▶ **Task brief**
Produce an exact copy of all the data below, dropping every image.

▶ **Information supplied**
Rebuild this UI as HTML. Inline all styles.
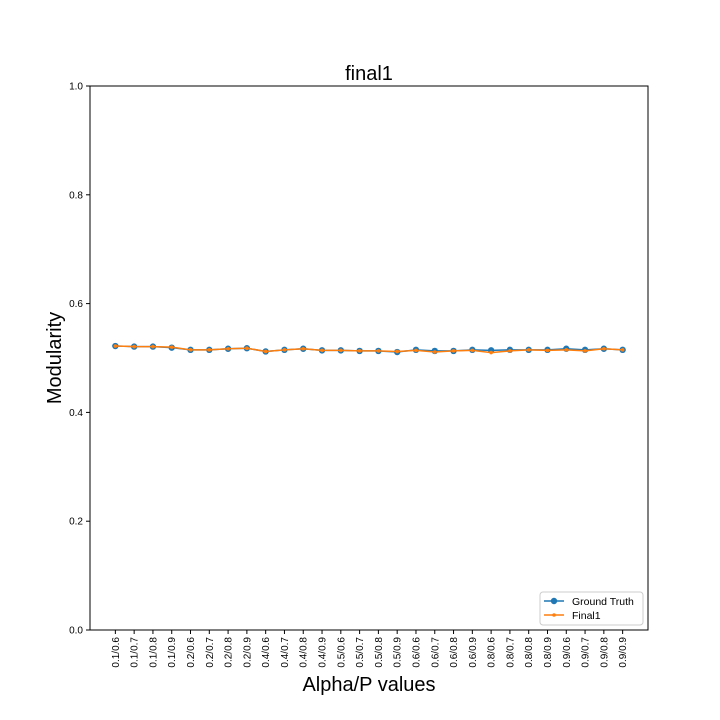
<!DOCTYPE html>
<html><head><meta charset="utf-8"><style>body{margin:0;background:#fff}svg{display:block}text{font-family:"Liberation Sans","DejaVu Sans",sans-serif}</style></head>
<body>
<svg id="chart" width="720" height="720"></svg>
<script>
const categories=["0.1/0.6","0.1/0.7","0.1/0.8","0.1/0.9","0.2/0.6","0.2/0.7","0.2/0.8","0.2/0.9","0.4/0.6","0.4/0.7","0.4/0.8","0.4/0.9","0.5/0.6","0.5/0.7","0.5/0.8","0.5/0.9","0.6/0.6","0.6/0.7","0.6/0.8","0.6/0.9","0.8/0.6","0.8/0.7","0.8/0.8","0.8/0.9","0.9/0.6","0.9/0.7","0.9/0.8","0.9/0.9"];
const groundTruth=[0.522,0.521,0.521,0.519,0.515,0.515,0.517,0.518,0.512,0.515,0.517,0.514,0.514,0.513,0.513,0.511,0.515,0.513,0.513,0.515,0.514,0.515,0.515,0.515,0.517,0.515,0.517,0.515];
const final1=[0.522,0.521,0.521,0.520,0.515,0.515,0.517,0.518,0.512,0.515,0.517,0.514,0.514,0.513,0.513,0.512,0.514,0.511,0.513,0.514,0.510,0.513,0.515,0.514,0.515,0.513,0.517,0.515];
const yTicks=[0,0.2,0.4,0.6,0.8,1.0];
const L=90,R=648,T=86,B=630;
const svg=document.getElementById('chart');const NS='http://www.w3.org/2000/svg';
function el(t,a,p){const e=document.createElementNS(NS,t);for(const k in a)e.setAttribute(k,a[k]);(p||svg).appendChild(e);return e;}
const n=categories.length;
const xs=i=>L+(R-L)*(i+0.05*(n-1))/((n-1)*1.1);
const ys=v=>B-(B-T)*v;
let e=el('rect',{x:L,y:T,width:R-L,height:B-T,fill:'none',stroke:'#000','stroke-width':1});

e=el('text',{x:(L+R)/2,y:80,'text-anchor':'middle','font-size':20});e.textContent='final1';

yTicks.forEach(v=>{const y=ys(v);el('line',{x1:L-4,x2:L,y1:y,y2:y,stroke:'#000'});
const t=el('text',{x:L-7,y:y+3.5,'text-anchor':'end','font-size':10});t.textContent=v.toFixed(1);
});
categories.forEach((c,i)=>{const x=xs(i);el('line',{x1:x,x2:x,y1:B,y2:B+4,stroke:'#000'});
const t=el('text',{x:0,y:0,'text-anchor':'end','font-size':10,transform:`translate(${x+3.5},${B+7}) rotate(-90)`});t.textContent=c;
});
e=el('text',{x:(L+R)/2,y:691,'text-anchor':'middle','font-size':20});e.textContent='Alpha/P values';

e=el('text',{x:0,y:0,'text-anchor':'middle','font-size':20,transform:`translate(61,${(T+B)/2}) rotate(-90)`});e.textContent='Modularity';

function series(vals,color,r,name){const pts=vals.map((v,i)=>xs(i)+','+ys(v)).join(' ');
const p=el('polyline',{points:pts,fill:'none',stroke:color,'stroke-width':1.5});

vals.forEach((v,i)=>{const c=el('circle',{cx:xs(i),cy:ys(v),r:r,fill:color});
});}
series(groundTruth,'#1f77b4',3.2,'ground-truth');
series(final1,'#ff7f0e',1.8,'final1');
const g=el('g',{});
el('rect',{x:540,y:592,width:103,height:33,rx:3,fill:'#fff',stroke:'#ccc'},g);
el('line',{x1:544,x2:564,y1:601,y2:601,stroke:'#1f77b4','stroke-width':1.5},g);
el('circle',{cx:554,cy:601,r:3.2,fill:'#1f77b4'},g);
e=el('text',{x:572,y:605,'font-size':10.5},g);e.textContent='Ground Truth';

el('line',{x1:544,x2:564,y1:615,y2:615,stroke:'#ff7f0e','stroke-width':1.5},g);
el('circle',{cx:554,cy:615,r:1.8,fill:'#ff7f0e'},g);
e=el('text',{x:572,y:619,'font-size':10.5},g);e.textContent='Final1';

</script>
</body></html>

▶ **Reply**
Rebuild this UI as HTML. Inline all styles.
<!DOCTYPE html>
<html><head><meta charset="utf-8"><style>body{margin:0;background:#fff}svg{display:block}text{font-family:"Liberation Sans","DejaVu Sans",sans-serif}</style></head>
<body>
<svg id="chart" width="720" height="720"></svg>
<script>
const categories=["0.1/0.6","0.1/0.7","0.1/0.8","0.1/0.9","0.2/0.6","0.2/0.7","0.2/0.8","0.2/0.9","0.4/0.6","0.4/0.7","0.4/0.8","0.4/0.9","0.5/0.6","0.5/0.7","0.5/0.8","0.5/0.9","0.6/0.6","0.6/0.7","0.6/0.8","0.6/0.9","0.8/0.6","0.8/0.7","0.8/0.8","0.8/0.9","0.9/0.6","0.9/0.7","0.9/0.8","0.9/0.9"];
const groundTruth=[0.522,0.521,0.521,0.519,0.515,0.515,0.517,0.518,0.512,0.515,0.517,0.514,0.514,0.513,0.513,0.511,0.515,0.513,0.513,0.515,0.514,0.515,0.515,0.515,0.517,0.515,0.517,0.515];
const final1=[0.522,0.521,0.521,0.520,0.515,0.515,0.517,0.518,0.512,0.515,0.517,0.514,0.514,0.513,0.513,0.512,0.514,0.511,0.513,0.514,0.510,0.513,0.515,0.514,0.515,0.513,0.517,0.515];
const yTicks=[0,0.2,0.4,0.6,0.8,1.0];
const L=90,R=648,T=86,B=630;
const svg=document.getElementById('chart');const NS='http://www.w3.org/2000/svg';
function el(t,a,p){const e=document.createElementNS(NS,t);for(const k in a)e.setAttribute(k,a[k]);(p||svg).appendChild(e);return e;}
const n=categories.length;
const xs=i=>L+(R-L)*(i+0.05*(n-1))/((n-1)*1.1);
const ys=v=>B-(B-T)*v;
let e=el('rect',{x:L,y:T,width:R-L,height:B-T,fill:'none',stroke:'#000','stroke-width':1});

e=el('text',{x:(L+R)/2,y:80,'text-anchor':'middle','font-size':20});e.textContent='final1';

yTicks.forEach(v=>{const y=ys(v);el('line',{x1:L-4,x2:L,y1:y,y2:y,stroke:'#000'});
const t=el('text',{x:L-7,y:y+3.5,'text-anchor':'end','font-size':10});t.textContent=v.toFixed(1);
});
categories.forEach((c,i)=>{const x=xs(i);el('line',{x1:x,x2:x,y1:B,y2:B+4,stroke:'#000'});
const t=el('text',{x:0,y:0,'text-anchor':'end','font-size':10,transform:`translate(${x+3.5},${B+7}) rotate(-90)`});t.textContent=c;
});
e=el('text',{x:(L+R)/2,y:691,'text-anchor':'middle','font-size':20});e.textContent='Alpha/P values';

e=el('text',{x:0,y:0,'text-anchor':'middle','font-size':20,transform:`translate(61,${(T+B)/2}) rotate(-90)`});e.textContent='Modularity';

function series(vals,color,r,name){const pts=vals.map((v,i)=>xs(i)+','+ys(v)).join(' ');
const p=el('polyline',{points:pts,fill:'none',stroke:color,'stroke-width':1.5});

vals.forEach((v,i)=>{const c=el('circle',{cx:xs(i),cy:ys(v),r:r,fill:color});
});}
series(groundTruth,'#1f77b4',3.2,'ground-truth');
series(final1,'#ff7f0e',1.8,'final1');
const g=el('g',{});
el('rect',{x:540,y:592,width:103,height:33,rx:3,fill:'#fff',stroke:'#ccc'},g);
el('line',{x1:544,x2:564,y1:601,y2:601,stroke:'#1f77b4','stroke-width':1.5},g);
el('circle',{cx:554,cy:601,r:3.2,fill:'#1f77b4'},g);
e=el('text',{x:572,y:605,'font-size':10.5},g);e.textContent='Ground Truth';

el('line',{x1:544,x2:564,y1:615,y2:615,stroke:'#ff7f0e','stroke-width':1.5},g);
el('circle',{cx:554,cy:615,r:1.8,fill:'#ff7f0e'},g);
e=el('text',{x:572,y:619,'font-size':10.5},g);e.textContent='Final1';

</script>
</body></html>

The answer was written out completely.